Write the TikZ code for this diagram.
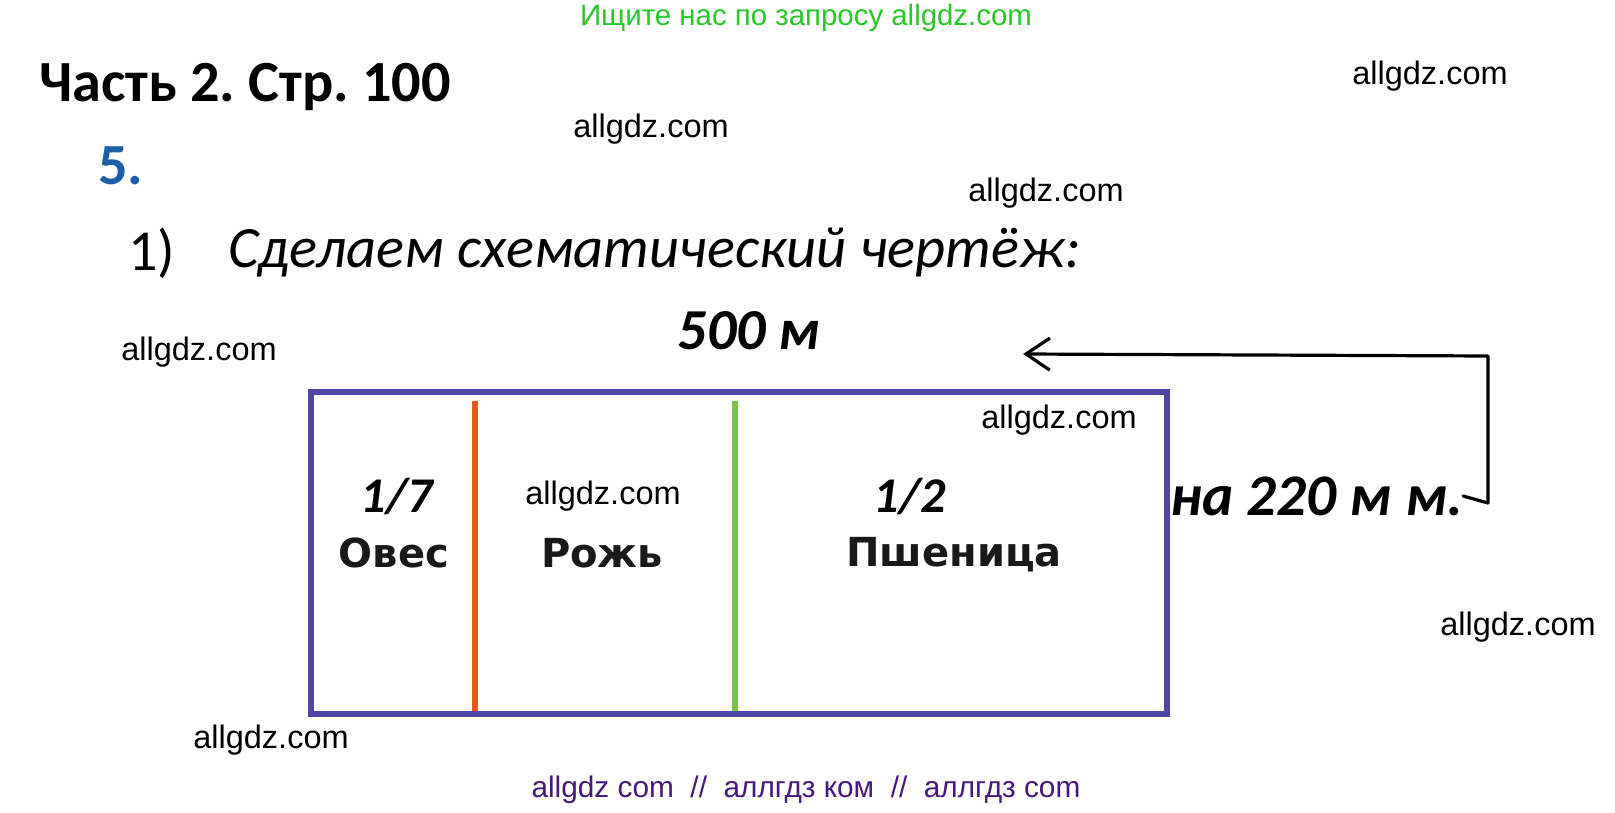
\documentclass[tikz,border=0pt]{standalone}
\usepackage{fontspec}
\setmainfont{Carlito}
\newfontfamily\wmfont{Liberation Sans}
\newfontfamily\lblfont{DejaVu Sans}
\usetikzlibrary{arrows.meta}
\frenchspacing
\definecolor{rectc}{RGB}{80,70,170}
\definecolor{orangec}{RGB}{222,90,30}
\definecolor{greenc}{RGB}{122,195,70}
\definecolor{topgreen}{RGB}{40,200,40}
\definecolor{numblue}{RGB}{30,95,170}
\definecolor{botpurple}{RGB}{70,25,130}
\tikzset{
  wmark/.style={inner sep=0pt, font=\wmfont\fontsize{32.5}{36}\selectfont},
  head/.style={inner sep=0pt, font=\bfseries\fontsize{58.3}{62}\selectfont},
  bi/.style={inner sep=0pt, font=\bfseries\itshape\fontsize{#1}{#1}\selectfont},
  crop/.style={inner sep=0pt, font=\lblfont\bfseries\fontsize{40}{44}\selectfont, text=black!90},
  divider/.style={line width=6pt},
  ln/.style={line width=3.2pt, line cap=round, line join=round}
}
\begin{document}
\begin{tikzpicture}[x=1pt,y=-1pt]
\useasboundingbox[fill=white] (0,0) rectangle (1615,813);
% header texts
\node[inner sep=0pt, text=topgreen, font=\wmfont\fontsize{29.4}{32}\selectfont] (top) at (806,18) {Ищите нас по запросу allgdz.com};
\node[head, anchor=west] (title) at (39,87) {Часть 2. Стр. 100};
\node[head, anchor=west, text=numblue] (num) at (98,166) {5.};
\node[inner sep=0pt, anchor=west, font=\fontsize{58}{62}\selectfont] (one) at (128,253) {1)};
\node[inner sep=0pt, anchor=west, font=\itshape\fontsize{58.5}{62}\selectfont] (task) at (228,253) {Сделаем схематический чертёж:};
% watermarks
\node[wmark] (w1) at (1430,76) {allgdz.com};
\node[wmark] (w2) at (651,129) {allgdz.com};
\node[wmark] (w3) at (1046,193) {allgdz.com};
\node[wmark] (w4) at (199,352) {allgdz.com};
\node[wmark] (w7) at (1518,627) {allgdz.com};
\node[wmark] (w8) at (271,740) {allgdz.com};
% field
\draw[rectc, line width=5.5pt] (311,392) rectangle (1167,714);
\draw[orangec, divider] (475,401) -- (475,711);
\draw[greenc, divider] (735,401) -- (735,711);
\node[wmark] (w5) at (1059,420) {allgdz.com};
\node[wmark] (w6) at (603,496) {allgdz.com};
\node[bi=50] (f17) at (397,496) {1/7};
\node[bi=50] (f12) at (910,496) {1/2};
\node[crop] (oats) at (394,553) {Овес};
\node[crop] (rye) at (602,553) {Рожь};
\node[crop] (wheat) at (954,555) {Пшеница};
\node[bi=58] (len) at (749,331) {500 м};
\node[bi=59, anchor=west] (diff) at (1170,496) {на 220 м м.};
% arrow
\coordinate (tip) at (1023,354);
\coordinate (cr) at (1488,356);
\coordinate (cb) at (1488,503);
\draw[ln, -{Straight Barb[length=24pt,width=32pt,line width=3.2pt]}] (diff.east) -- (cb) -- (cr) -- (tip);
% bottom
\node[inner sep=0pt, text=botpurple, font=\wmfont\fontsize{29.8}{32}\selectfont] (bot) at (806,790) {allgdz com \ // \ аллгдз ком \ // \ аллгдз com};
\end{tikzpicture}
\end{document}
• • • •
▶ [TASK STATEMENT] Repeat the data exactly, without the pictures.

▶ [EXERCISE RESPONSE]
Write the TikZ code for this diagram.
\documentclass[tikz,border=0pt]{standalone}
\usepackage{fontspec}
\setmainfont{Carlito}
\newfontfamily\wmfont{Liberation Sans}
\newfontfamily\lblfont{DejaVu Sans}
\usetikzlibrary{arrows.meta}
\frenchspacing
\definecolor{rectc}{RGB}{80,70,170}
\definecolor{orangec}{RGB}{222,90,30}
\definecolor{greenc}{RGB}{122,195,70}
\definecolor{topgreen}{RGB}{40,200,40}
\definecolor{numblue}{RGB}{30,95,170}
\definecolor{botpurple}{RGB}{70,25,130}
\tikzset{
  wmark/.style={inner sep=0pt, font=\wmfont\fontsize{32.5}{36}\selectfont},
  head/.style={inner sep=0pt, font=\bfseries\fontsize{58.3}{62}\selectfont},
  bi/.style={inner sep=0pt, font=\bfseries\itshape\fontsize{#1}{#1}\selectfont},
  crop/.style={inner sep=0pt, font=\lblfont\bfseries\fontsize{40}{44}\selectfont, text=black!90},
  divider/.style={line width=6pt},
  ln/.style={line width=3.2pt, line cap=round, line join=round}
}
\begin{document}
\begin{tikzpicture}[x=1pt,y=-1pt]
\useasboundingbox[fill=white] (0,0) rectangle (1615,813);
% header texts
\node[inner sep=0pt, text=topgreen, font=\wmfont\fontsize{29.4}{32}\selectfont] (top) at (806,18) {Ищите нас по запросу allgdz.com};
\node[head, anchor=west] (title) at (39,87) {Часть 2. Стр. 100};
\node[head, anchor=west, text=numblue] (num) at (98,166) {5.};
\node[inner sep=0pt, anchor=west, font=\fontsize{58}{62}\selectfont] (one) at (128,253) {1)};
\node[inner sep=0pt, anchor=west, font=\itshape\fontsize{58.5}{62}\selectfont] (task) at (228,253) {Сделаем схематический чертёж:};
% watermarks
\node[wmark] (w1) at (1430,76) {allgdz.com};
\node[wmark] (w2) at (651,129) {allgdz.com};
\node[wmark] (w3) at (1046,193) {allgdz.com};
\node[wmark] (w4) at (199,352) {allgdz.com};
\node[wmark] (w7) at (1518,627) {allgdz.com};
\node[wmark] (w8) at (271,740) {allgdz.com};
% field
\draw[rectc, line width=5.5pt] (311,392) rectangle (1167,714);
\draw[orangec, divider] (475,401) -- (475,711);
\draw[greenc, divider] (735,401) -- (735,711);
\node[wmark] (w5) at (1059,420) {allgdz.com};
\node[wmark] (w6) at (603,496) {allgdz.com};
\node[bi=50] (f17) at (397,496) {1/7};
\node[bi=50] (f12) at (910,496) {1/2};
\node[crop] (oats) at (394,553) {Овес};
\node[crop] (rye) at (602,553) {Рожь};
\node[crop] (wheat) at (954,555) {Пшеница};
\node[bi=58] (len) at (749,331) {500 м};
\node[bi=59, anchor=west] (diff) at (1170,496) {на 220 м м.};
% arrow
\coordinate (tip) at (1023,354);
\coordinate (cr) at (1488,356);
\coordinate (cb) at (1488,503);
\draw[ln, -{Straight Barb[length=24pt,width=32pt,line width=3.2pt]}] (diff.east) -- (cb) -- (cr) -- (tip);
% bottom
\node[inner sep=0pt, text=botpurple, font=\wmfont\fontsize{29.8}{32}\selectfont] (bot) at (806,790) {allgdz com \ // \ аллгдз ком \ // \ аллгдз com};
\end{tikzpicture}
\end{document}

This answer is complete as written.